Thursday, October 27, 2011

Don't mention the elephant

Back in 1991, the High Court stated that:
in examining the evidence of a witness in a criminal trial – including the evidence of the accused – the jury is entitled to consider whether some particular interest or purpose of the witness will be served or promoted in giving evidence in the proceedings. But to direct a jury that they should evaluate evidence on the basis of the interest of witnesses in the outcome of the case is to strike at the notion of a fair trial for an accused person.
These two sentences seem to set down a proposition that while the jury are entitled to consider whether some interest of the accused would be served by giving the evidence he has (such as, you know, securing an acquittal), it is an error of law for the judge to tell the jury that. Yesterday, the High Court reiterated that prohibition.
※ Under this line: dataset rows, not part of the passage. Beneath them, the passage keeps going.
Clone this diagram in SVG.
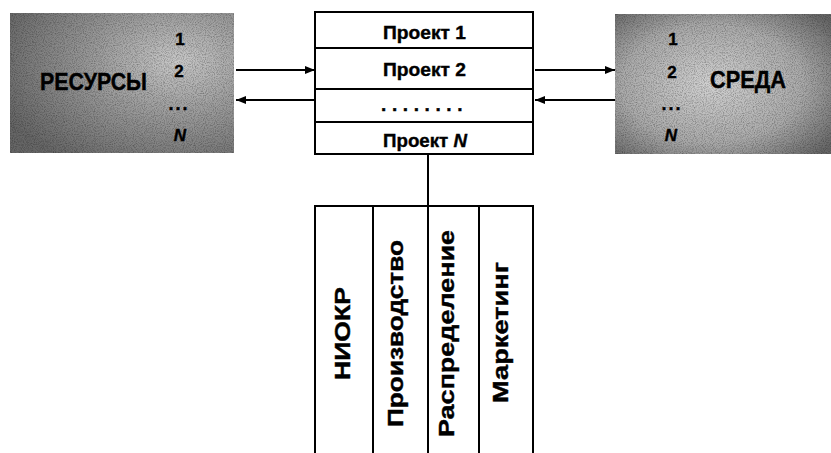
<svg xmlns="http://www.w3.org/2000/svg" width="831" height="453" viewBox="0 0 831 453">
<style>
.t{font-family:"Liberation Sans",Arial,sans-serif;font-weight:bold;fill:#000;stroke:#000;stroke-width:0.4}
.ln{stroke:#000;stroke-width:2;fill:none}
.bx{stroke:#000;stroke-width:2;fill:#fff}
</style>
<defs>
<marker id="ah" viewBox="0 0 10 8" refX="10" refY="4" markerWidth="11" markerHeight="8" markerUnits="userSpaceOnUse" orient="auto">
<path d="M0,0 L10,4 L0,8 Z" fill="#000"/>
</marker>
<radialGradient id="gL" cx="0.75" cy="0.35" r="0.85">
<stop offset="0" stop-color="#c8c8c8"/>
<stop offset="0.45" stop-color="#9a9a9a"/>
<stop offset="1" stop-color="#666"/>
</radialGradient>
<radialGradient id="gR" cx="0.45" cy="0.5" r="0.7">
<stop offset="0" stop-color="#d2d2d2"/>
<stop offset="0.6" stop-color="#aaaaaa"/>
<stop offset="1" stop-color="#666"/>
</radialGradient>
<filter id="noise" x="0" y="0" width="100%" height="100%">
<feTurbulence type="fractalNoise" baseFrequency="0.9" numOctaves="2" seed="3" result="n"/>
<feColorMatrix in="n" type="matrix" values="0 0 0 0 0  0 0 0 0 0  0 0 0 0 0  0 0 0 -1.6 0.95" result="a"/>
<feComposite in="SourceGraphic" in2="a" operator="in"/>
</filter>
</defs>

<g id="resources">
<rect x="10" y="13" width="224" height="140" fill="url(#gL)"/>
<rect x="10" y="13" width="224" height="140" fill="#000" opacity="0.4" filter="url(#noise)"/>
<text class="t" x="40" y="90" font-size="24" textLength="107" lengthAdjust="spacingAndGlyphs">РЕСУРСЫ</text>
<text class="t" x="180" y="45" font-size="17" text-anchor="middle">1</text>
<text class="t" x="179" y="77" font-size="17" text-anchor="middle">2</text>
<text class="t" x="179" y="110" font-size="18" text-anchor="middle" letter-spacing="2">...</text>
<text class="t" x="180" y="141" font-size="17" text-anchor="middle" font-style="italic">N</text>
</g>

<g id="environment">
<rect x="615" y="14" width="216" height="140" fill="url(#gR)"/>
<rect x="615" y="14" width="216" height="140" fill="#000" opacity="0.4" filter="url(#noise)"/>
<text class="t" x="710" y="88" font-size="23" textLength="76" lengthAdjust="spacingAndGlyphs">СРЕДА</text>
<text class="t" x="673" y="45" font-size="17" text-anchor="middle">1</text>
<text class="t" x="672" y="78" font-size="17" text-anchor="middle">2</text>
<text class="t" x="672" y="110" font-size="18" text-anchor="middle" letter-spacing="2">...</text>
<text class="t" x="671" y="141" font-size="17" text-anchor="middle" font-style="italic">N</text>
</g>

<g id="projects">
<rect class="bx" x="315" y="12" width="218" height="142"/>
<line class="ln" x1="315" y1="48" x2="533" y2="48"/>
<line class="ln" x1="315" y1="89" x2="533" y2="89"/>
<line class="ln" x1="315" y1="122" x2="533" y2="122"/>
<text class="t" x="383" y="39" font-size="19" textLength="83" lengthAdjust="spacingAndGlyphs">Проект 1</text>
<text class="t" x="383" y="76" font-size="19" textLength="83" lengthAdjust="spacingAndGlyphs">Проект 2</text>
<text class="t" x="381" y="111" font-size="19" letter-spacing="5.6">........</text>
<text class="t" x="383" y="147" font-size="19" textLength="84" lengthAdjust="spacingAndGlyphs">Проект <tspan font-style="italic">N</tspan></text>
</g>

<g id="functions">
<path class="ln" d="M315,453 V206 H533 V453"/>
<line class="ln" x1="373" y1="206" x2="373" y2="453"/>
<line class="ln" x1="428" y1="206" x2="428" y2="453"/>
<line class="ln" x1="479" y1="206" x2="479" y2="453"/>
<text class="t" transform="translate(350,380) rotate(-90)" font-size="22" textLength="93" lengthAdjust="spacingAndGlyphs">НИОКР</text>
<text class="t" transform="translate(403,427) rotate(-90)" font-size="22" textLength="187" lengthAdjust="spacingAndGlyphs">Производство</text>
<text class="t" transform="translate(454,437) rotate(-90)" font-size="22" textLength="207" lengthAdjust="spacingAndGlyphs">Распределение</text>
<text class="t" transform="translate(508,403) rotate(-90)" font-size="22" textLength="141" lengthAdjust="spacingAndGlyphs">Маркетинг</text>
</g>

<g id="connectors">
<line class="ln" x1="236" y1="70" x2="315" y2="70" marker-end="url(#ah)"/>
<line class="ln" x1="315" y1="100" x2="236" y2="100" marker-end="url(#ah)"/>
<line class="ln" x1="535" y1="70" x2="615" y2="70" marker-end="url(#ah)"/>
<line class="ln" x1="615" y1="100" x2="535" y2="100" marker-end="url(#ah)"/>
<line class="ln" x1="428" y1="154" x2="428" y2="206"/>
</g>
</svg>
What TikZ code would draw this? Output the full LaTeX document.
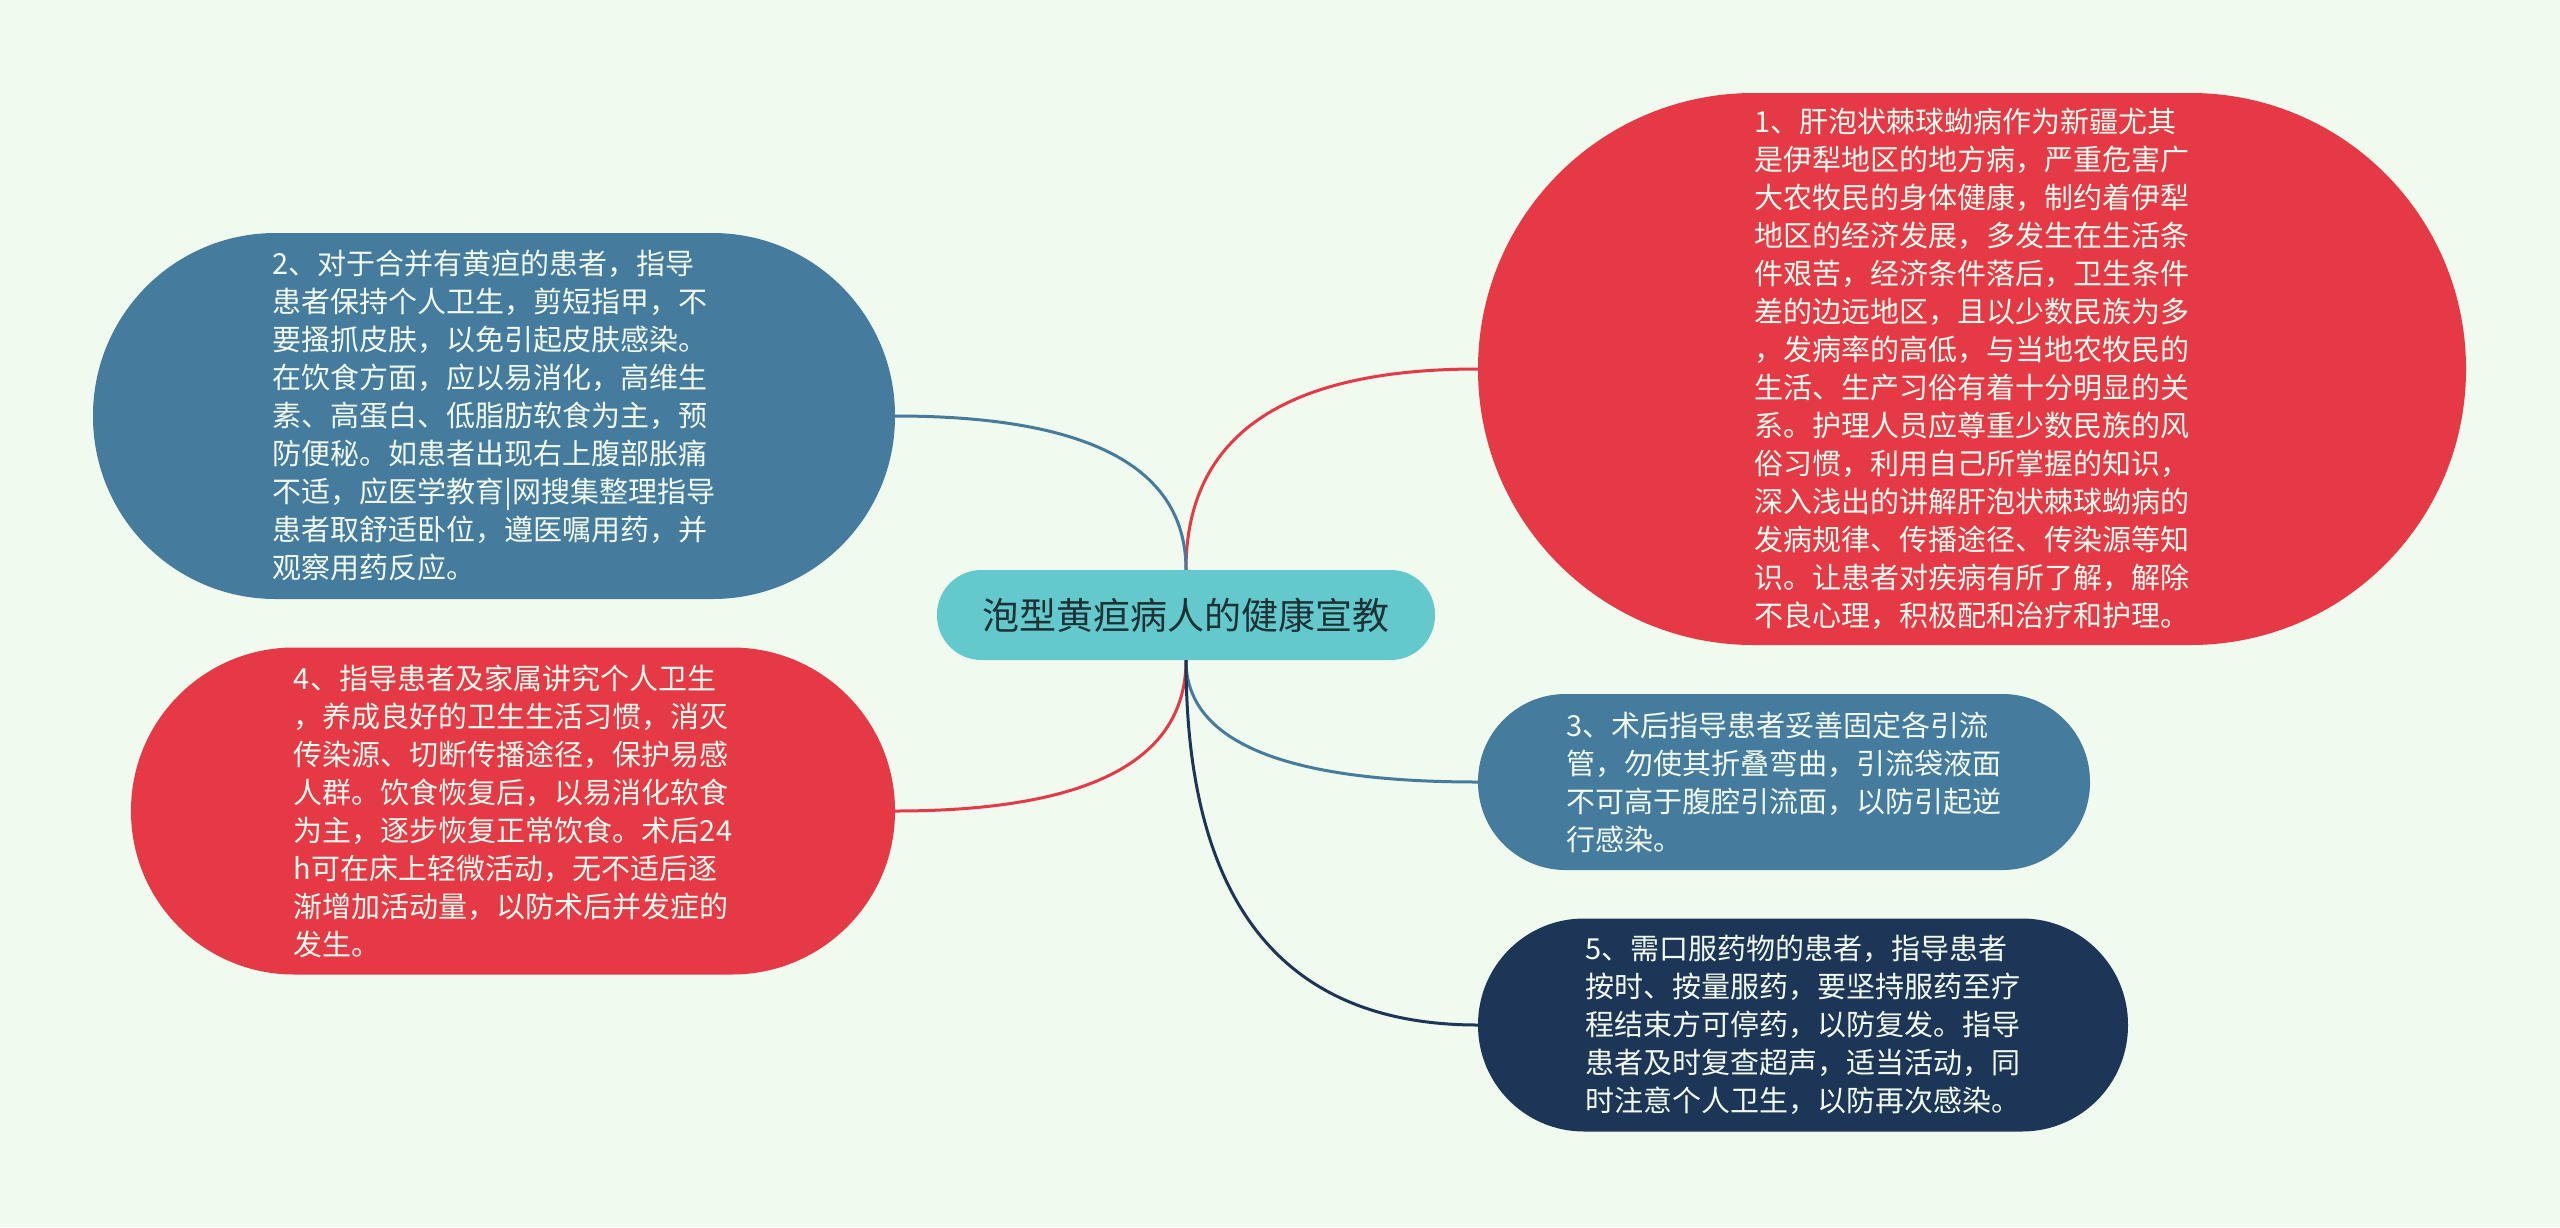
\documentclass[tikz,border=0pt]{standalone}
\usepackage{fontspec}
\setmainfont{Noto Sans CJK SC}
\usepackage{tikz}
\usetikzlibrary{positioning,calc}
\definecolor{bgmint}{HTML}{F1FAEE}
\definecolor{topicteal}{HTML}{63C9CC}
\definecolor{topicink}{HTML}{1E3236}
\definecolor{leafred}{HTML}{E63946}
\definecolor{leafblue}{HTML}{457B9D}
\definecolor{leafnavy}{HTML}{1D3557}
\tikzset{
  leaf/.style={draw=none,align=left,inner sep=0pt,text=bgmint,
            font=\fontsize{29}{38}\selectfont},
  topic/.style={leaf,fill=topicteal,text=topicink,minimum width=498pt,
            minimum height=90pt,rounded corners=44.5pt,
            font=\fontsize{37}{44}\selectfont},
  redleaf/.style={leaf,fill=leafred},
  blueleaf/.style={leaf,fill=leafblue},
  navyleaf/.style={leaf,fill=leafnavy},
  link/.style={line width=3pt},
}
% smooth branch from the topic to a leaf (quadratic bend at the corner)
\newcommand{\branch}[3]{%
  \draw[link,#1] (#2) .. controls ($(#2)!0.667!(#2 |- #3)$)
        and ($(#3)!0.667!(#2 |- #3)$) .. (#3);}

\begin{document}
\begin{tikzpicture}[x=1pt,y=-1pt]
  \fill[bgmint] (0,0) rectangle (2560,1227);
  \useasboundingbox (0,0) rectangle (2560,1227);
  \node[topic] (root) at (1186,615) {泡型黄疸病人的健康宣教};
  \node[redleaf,minimum width=988pt,minimum height=552pt,rounded corners=275.5pt]
        (risk) at (1972,369) {1、肝泡状棘球蚴病作为新疆尤其\\是伊犁地区的地方病，严重危害广\\大农牧民的身体健康，制约着伊犁\\地区的经济发展，多发生在生活条\\件艰苦，经济条件落后，卫生条件\\差的边远地区，且以少数民族为多\\，发病率的高低，与当地农牧民的\\生活、生产习俗有着十分明显的关\\系。护理人员应尊重少数民族的风\\俗习惯，利用自己所掌握的知识，\\深入浅出的讲解肝泡状棘球蚴病的\\发病规律、传播途径、传染源等知\\识。让患者对疾病有所了解，解除\\不良心理，积极配和治疗和护理。};
  \node[blueleaf,minimum width=802pt,minimum height=366pt,rounded corners=182.5pt]
        (jaundice) at (494,416) {2、对于合并有黄疸的患者，指导\\患者保持个人卫生，剪短指甲，不\\要搔抓皮肤，以免引起皮肤感染。\\在饮食方面，应以易消化，高维生\\素、高蛋白、低脂肪软食为主，预\\防便秘。如患者出现右上腹部胀痛\\不适，应医学教育|网搜集整理指导\\患者取舒适卧位，遵医嘱用药，并\\观察用药反应。};
  \node[redleaf,minimum width=764pt,minimum height=327pt,rounded corners=163pt]
        (hygiene) at (513,811) {4、指导患者及家属讲究个人卫生\\，养成良好的卫生生活习惯，消灭\\传染源、切断传播途径，保护易感\\人群。饮食恢复后，以易消化软食\\为主，逐步恢复正常饮食。术后24\\h可在床上轻微活动，无不适后逐\\渐增加活动量，以防术后并发症的\\发生。};
  \node[blueleaf,minimum width=612pt,minimum height=176pt,rounded corners=87.5pt]
        (drain) at (1784,782) {3、术后指导患者妥善固定各引流\\管，勿使其折叠弯曲，引流袋液面\\不可高于腹腔引流面，以防引起逆\\行感染。};
  \node[navyleaf,minimum width=650pt,minimum height=213pt,rounded corners=106pt]
        (drug) at (1803,1025) {5、需口服药物的患者，指导患者\\按时、按量服药，要坚持服药至疗\\程结束方可停药，以防复发。指导\\患者及时复查超声，适当活动，同\\时注意个人卫生，以防再次感染。};
  % branches above the topic
  \branch{leafred}{root.north}{risk.west}
  \branch{leafblue}{root.north}{jaundice.east}
  % branches below the topic
  \branch{leafred}{root.south}{hygiene.east}
  \branch{leafblue}{root.south}{drain.west}
  \branch{leafnavy}{root.south}{drug.west}
\end{tikzpicture}
\end{document}
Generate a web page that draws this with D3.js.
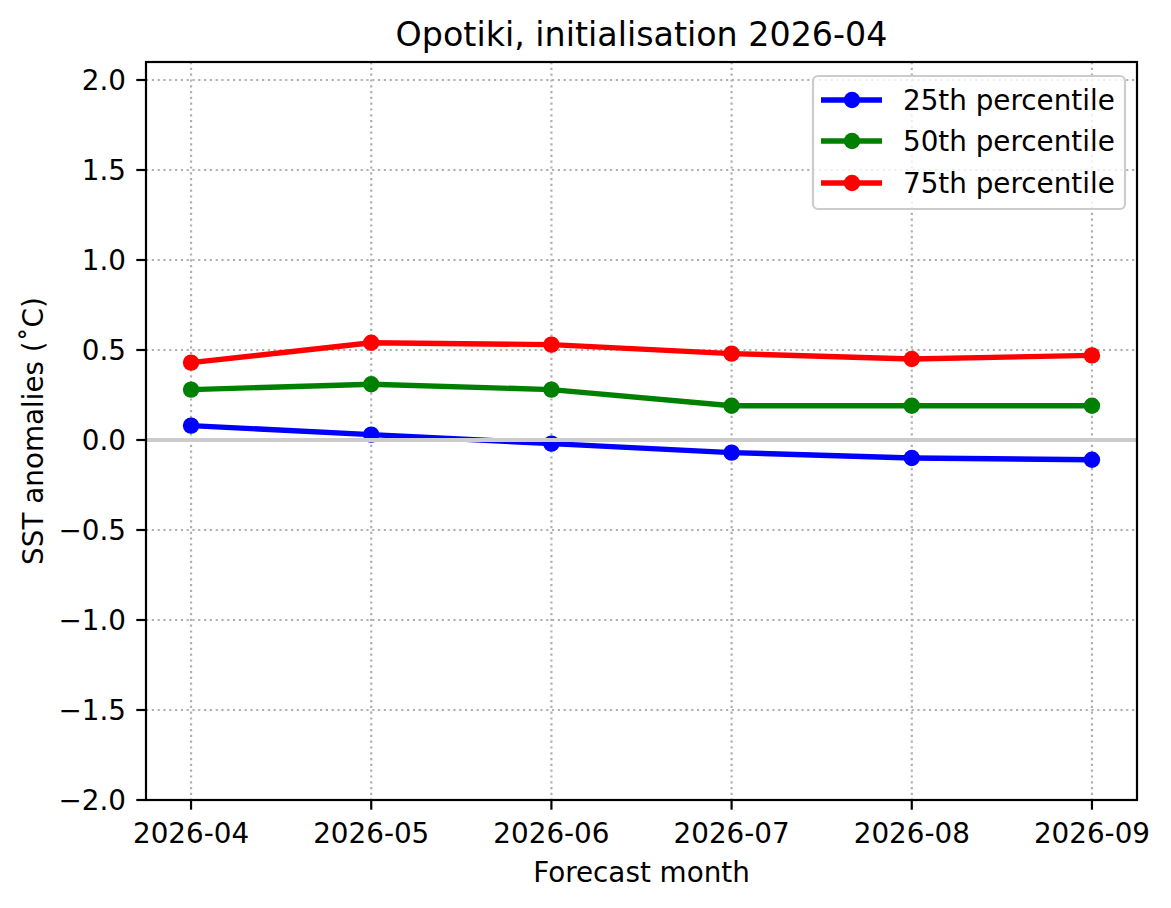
<!DOCTYPE html>
<html>
<head>
<meta charset="utf-8">
<script src="https://cdn.jsdelivr.net/npm/d3@7"></script>
<style>
  body { margin: 0; background: #fff; }
  svg { display: block; font-family: "DejaVu Sans", sans-serif; }
</style>
</head>
<body>
<svg></svg>
<script>
const months = ["2026-04", "2026-05", "2026-06", "2026-07", "2026-08", "2026-09"];
const p25 = [0.08, 0.03, -0.02, -0.07, -0.10, -0.11];
const p50 = [0.28, 0.31, 0.28, 0.19, 0.19, 0.19];
const p75 = [0.43, 0.54, 0.53, 0.48, 0.45, 0.47];
const seriesNames = ["25th percentile", "50th percentile", "75th percentile"];
const seriesColors = ["#0000ff", "#008000", "#ff0000"];
const yTicks = [-2.0, -1.5, -1.0, -0.5, 0.0, 0.5, 1.0, 1.5, 2.0];

const W = 1171, H = 908;
const margin = { top: 62, right: 34, bottom: 108, left: 146 };
const width = W - margin.left - margin.right;
const height = H - margin.top - margin.bottom;
const fs = 27.8; // 10pt at 200dpi

const svg = d3.select("svg").attr("width", W).attr("height", H);
const g = svg.append("g").attr("transform", `translate(${margin.left},${margin.top})`);

const x = d3.scaleLinear().domain([-0.25, 5.25]).range([0, width]);
const y = d3.scaleLinear().domain([-2, 2.1]).range([height, 0]);

const fmt = v => d3.format(".1f")(v).replace("-", "\u2212");

// grid
g.append("g").selectAll("line").data(months.map((m, i) => i)).join("line")
  .attr("x1", d => x(d)).attr("x2", d => x(d))
  .attr("y1", 0).attr("y2", height)
  .attr("stroke", "#b0b0b0").attr("stroke-width", 2.2)
  .attr("stroke-dasharray", "2.2,3.6");
g.append("g").selectAll("line").data(yTicks).join("line")
  .attr("x1", 0).attr("x2", width)
  .attr("y1", d => y(d)).attr("y2", d => y(d))
  .attr("stroke", "#b0b0b0").attr("stroke-width", 2.2)
  .attr("stroke-dasharray", "2.2,3.6");

const series = [p25, p50, p75];
const line = d3.line().x((d, i) => x(i)).y(d => y(d));

series.forEach((vals, k) => {
  g.append("path")
    .datum(vals)
    .attr("fill", "none")
    .attr("stroke", seriesColors[k])
    .attr("stroke-width", 5.4)
    .attr("d", line);
  g.append("g").selectAll("circle").data(vals).join("circle")
    .attr("cx", (d, i) => x(i))
    .attr("cy", d => y(d))
    .attr("r", 8.2)
    .attr("fill", seriesColors[k]);
});

// zero line on top
g.append("line")
  .attr("x1", 0).attr("x2", width)
  .attr("y1", y(0)).attr("y2", y(0))
  .attr("stroke", "#cccccc").attr("stroke-width", 4);

// axes frame
g.append("rect")
  .attr("width", width).attr("height", height)
  .attr("fill", "none").attr("stroke", "#000").attr("stroke-width", 2.2);

// x ticks
const xt = g.append("g").selectAll("g").data(months).join("g")
  .attr("transform", (d, i) => `translate(${x(i)},${height})`);
xt.append("line").attr("y2", 9.7).attr("stroke", "#000").attr("stroke-width", 2.2);
xt.append("text").attr("y", 43).attr("text-anchor", "middle")
  .attr("font-size", fs).attr("fill", "#000").text(d => d);

// y ticks
const yt = g.append("g").selectAll("g").data(yTicks).join("g")
  .attr("transform", d => `translate(0,${y(d)})`);
yt.append("line").attr("x2", -9.7).attr("stroke", "#000").attr("stroke-width", 2.2);
yt.append("text").attr("x", -20).attr("dy", "0.35em").attr("text-anchor", "end")
  .attr("font-size", fs).attr("fill", "#000").text(d => fmt(d));

// labels
svg.append("text")
  .attr("x", margin.left + width / 2).attr("y", 46)
  .attr("text-anchor", "middle").attr("font-size", 33.3)
  .text("Opotiki, initialisation 2026-04");

svg.append("text")
  .attr("x", margin.left + width / 2).attr("y", 882)
  .attr("text-anchor", "middle").attr("font-size", fs)
  .text("Forecast month");

svg.append("text")
  .attr("transform", `translate(43,${margin.top + height / 2}) rotate(-90)`)
  .attr("text-anchor", "middle").attr("font-size", fs)
  .text("SST anomalies (\u02DAC)");

// legend
const legend = svg.append("g");
legend.append("rect")
  .attr("x", 813).attr("y", 76).attr("width", 312).attr("height", 133)
  .attr("rx", 5).attr("fill", "#fff").attr("fill-opacity", 0.8)
  .attr("stroke", "#cccccc").attr("stroke-width", 2.2);
const rows = [100, 141, 183];
seriesNames.forEach((name, k) => {
  const ly = rows[k];
  legend.append("line")
    .attr("x1", 821).attr("x2", 882).attr("y1", ly).attr("y2", ly)
    .attr("stroke", seriesColors[k]).attr("stroke-width", 5.4);
  legend.append("circle").attr("cx", 852).attr("cy", ly).attr("r", 8.2)
    .attr("fill", seriesColors[k]);
  legend.append("text").attr("x", 903).attr("y", ly).attr("dy", "0.35em")
    .attr("font-size", fs).text(name);
});
</script>
</body>
</html>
In Hargraves & Stoten v R [2011] HCA 44, the majority (Heydon J delivered a separate judgment) held that:
Inviting a jury to test the evidence given by an accused according to the interest that the accused has in the outcome of the trial, or suggesting that the accused's evidence should be scrutinised more carefully than the evidence of other witnesses, deflects the jury from recognising and applying the requisite onus and standard of proof. It is for the prosecution to prove its case, not for the accused to establish any contrary proposition. The instructions which a trial judge gives to a jury must not, whether by way of legal direction or judicial comment on the facts, deflect the jury from its fundamental task of deciding whether the prosecution has proved the elements of the charged offence beyond reasonable doubt.

The Court explained that the 1991 decision, Robinson, did not so much lay down a new rule, but manifested a particular application of a general principle that the judge's directions must not undermine the onus and standard of proof or divert the jury from its task. That said, the court dismissed the appeal on the basis that the particular directions given in this case did not contravene that prohibition. Instead, the court held that the judge's directions that a witness' interest was one matter the jury could consider when assessing the evidence would have been seen to relate to a particular witness, which the defence argued was giving evidence to further some particular interest.

Heydon J, in a separate judgment concurring in the result, held that given the decision that the judge's directions did not contravene the principle from Robinson, it was not a suitable case for re-examining that principle, and (consistent with his statements in the course of argument), continued to express doubt about the basis for the Robinson principle.

As Dr Manhatten recently pointed out, a defence argument of 'Well, he would say that, wouldn't he" in relation to a prosecution witness has a chance of rebounding on the defendant. It seems to me to be an unsatisfactory state of the law when the court maintains that such a reasoning process is valid even in relation to an accused's evidence, but must not be mentioned for fear that it would divert the jury.

The problem with the reasoning process is that it doesn't lead you to any useful conclusion. Whether innocent or guilty, of course an accused is likely to seek to minimise his involvement in the offending. The problem is that this doesn't help you decide which motivation is operating. This issue also has overtones of the historical reasons for denying the accused the right to give evidence in his own trial - that the evidence would have no probative value because of course the accused is going to give an exculpatory account. The suggested solution, which is what the trial judge in Robinson had adopted, and was found to be in error for doing, was to say that the evidence needed to be subjected to special scrutiny. So that the argument ceases to be an analytic tool for determining where the truth lies, but a basis for being cautious because of the obvious possibility that the evidence is from a guilty accused trying to secure an unjust acquittal.

Fortunately, the notion that accused who is in fact guilty is giving false evidence to secure an acquittal is so obvious that there is another good reason to prohibit the direction. That is, it insults the intelligence of the jury to tell them something so obvious. This avoids the contorted logic involved in saying that the direction diverts the jury from its proper task, but the judge is entitled to use the same reasoning of its own motion. A rule that is effectively "don't mention the elephant / war". Unfortunately, I don't think I'll see "so obvious it would insult the jury to mention it" adopted as the basis for prohibiting jury instructions any time soon.